Friday, June 25th, 2010

For a VC in NYC, Fred Wilson demonstrates a remarkably unsophisticated understanding of stock buybacks:

I don’t remember the exact details of the buyback at TheStreet.com but we started buying the stock and it kept going down. [...] Eventually the market came back and the stock rose. And the company started making money and its reported earnings per share were higher as a result.

But I don’t view that stock buyback as successful. It didn’t fundamentally change the company in any way. We just gave back a lot of cash to the investors.

Um, Fred, that’s the explicit goal of a stock buyback. If the firm can use the cash productively — on positive-NPV projects — then it keeps the cash to invest in itself. If it can’t, it returns the cash to its shareholders — via a dividend or a share buyback.

The dividend indiscriminately gives all shareholders some cash, while the stock buyback gives shareholders the choice of selling their shares for cash or holding their shares, which should appreciate in value, as the bought-back shares are retired.
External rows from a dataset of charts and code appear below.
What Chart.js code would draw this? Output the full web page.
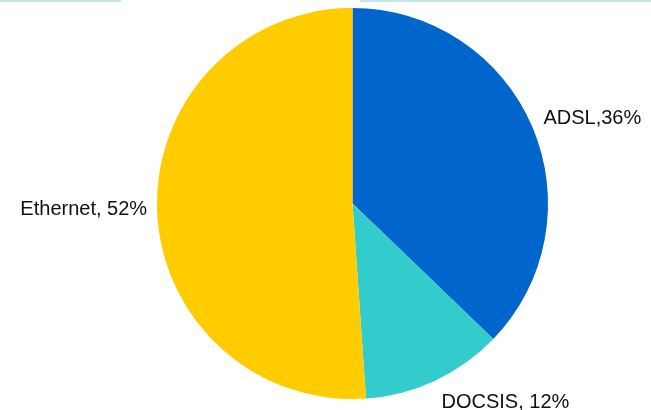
<!DOCTYPE html>
<html lang="en">
<head>
  <meta charset="UTF-8" />
  <title>Access Technology Share</title>
  <script src="https://cdn.jsdelivr.net/npm/chart.js"></script>
  <style>
    html, body { margin: 0; padding: 0; background: #fff; }
    .wrap { position: relative; width: 651px; height: 410px; }
    .edge { position: absolute; top: 0; height: 2px; background: #c4e4e8; }
  </style>
</head>
<body>
  <div class="wrap">
    <div class="edge" style="left:0;width:121px"></div>
    <div class="edge" style="left:360px;width:291px"></div>
    <canvas id="pieChart" width="651" height="410"></canvas>
  </div>

  <script>
    // slice data (clockwise from 12 o'clock)
    const categories = ["ADSL", "DOCSIS", "Ethernet"];
    const shares = [37.2, 11.7, 51.1];
    const labelTexts = ["ADSL,36%", "DOCSIS, 12%", "Ethernet, 52%"];
    const sliceColors = ["#0066CC", "#33CCCC", "#FFCC00"];

    // draws the "name, x%" text just outside each slice
    const outsideLabels = {
      id: "outsideLabels",
      afterDatasetsDraw(chart, args, opts) {
        const ctx = chart.ctx;
        const arcs = chart.getDatasetMeta(0).data;
        ctx.save();
        ctx.font = "20px 'Liberation Sans', Arial, sans-serif";
        ctx.fillStyle = "#111";
        ctx.textBaseline = "middle";
        arcs.forEach((arc, i) => {
          const p = arc.getProps(["x", "y", "startAngle", "endAngle", "outerRadius"], true);
          const mid = (p.startAngle + p.endAngle) / 2;
          const r = p.outerRadius + opts.offsets[i];
          const x = p.x + Math.cos(mid) * r + opts.nudge[i][0];
          const y = p.y + Math.sin(mid) * r + opts.nudge[i][1];
          ctx.textAlign = Math.cos(mid) >= 0 ? "left" : "right";
          ctx.fillText(labelTexts[i], x, y);
        });
        ctx.restore();
      }
    };

    new Chart(document.getElementById("pieChart"), {
      type: "pie",
      data: {
        labels: categories,
        datasets: [{
          data: shares,
          backgroundColor: sliceColors,
          borderWidth: 0
        }]
      },
      options: {
        responsive: false,
        animation: false,
        layout: { padding: { left: 54, right: 0, top: 8, bottom: 11 } },
        plugins: {
          legend: { display: false },
          tooltip: { enabled: false },
          outsideLabels: { offsets: [12, 22, 10], nudge: [[0, -4], [-3, 2], [0, -1]] }
        }
      },
      plugins: [outsideLabels]
    });
  </script>
</body>
</html>
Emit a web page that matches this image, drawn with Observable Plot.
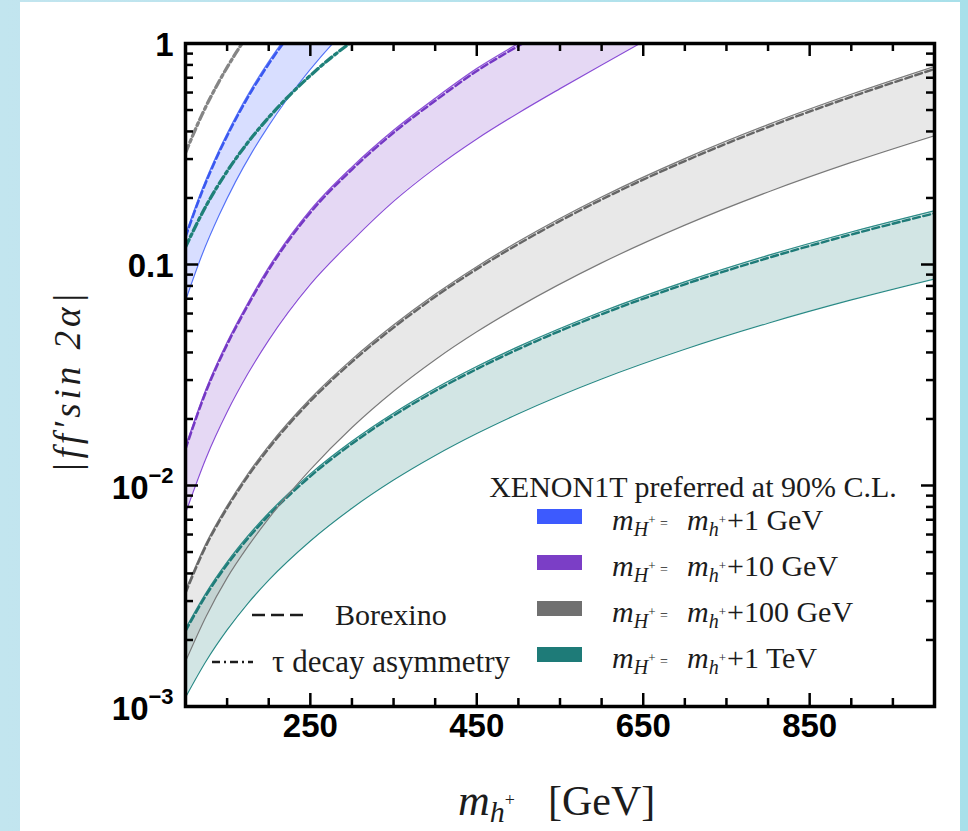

Either way, it’s not the kind of thing a growth-oriented firm should be doing — which Fred didn’t realize at the time:

With our stock buyback we were signaling to the market that we had no good ideas about how to spend that cash. We were signaling that we didn’t see much of a future in our business. And smart investors bet against those kinds of companies, managements, and boards.

Smart investors realize that a stock buyback signals a lack of growth opportunities, which is a terrible portent for a tech startup’s future — but just fine for a mature cash cow’s.


  1. If a buyer receives a dividend, they still have the choice of using that cash to buy new shares. “Indiscriminately giving shareholders cash” is funny way to phrase things. The entire point of a company is to give shareholders cash. All companies go through a life cycle — growth, maturity, decline. The problem with stock buy backs is that the shareholder who holds for the long term may never see a return on his investment, he will go through all three stages without ever getting any cash back. For that reason, I never buy the stock of mature companies that do not pay dividends. There’s no way you can win. And if you run the numbers on historical returns, the empirical evidence matches logic, mature companies that do not pay dividends give less of a return.

  2. Isegoria says:

    Absolutely, a dividend, which the shareholder can use to buy more shares, is theoretically no different from a share buyback, in which the shareholder can hold onto or sell back shares. In practice, a dividend forces a taxable even on investors who want to compound their wealth.

    I disagree that the entire point of a company is to give shareholders cash. The point of investing is to trade some cash now for the expectation of more cash later. Only a fraction of investors — widows and orphans — are looking to slowly divest and receive a steady stream of cash. Many young investors are doing the opposite — slowly investing and “dollar-cost averaging” with a fraction of their income. And some investors are making big moves in or out. Dividends are not obviously the single best way to handle excess cash.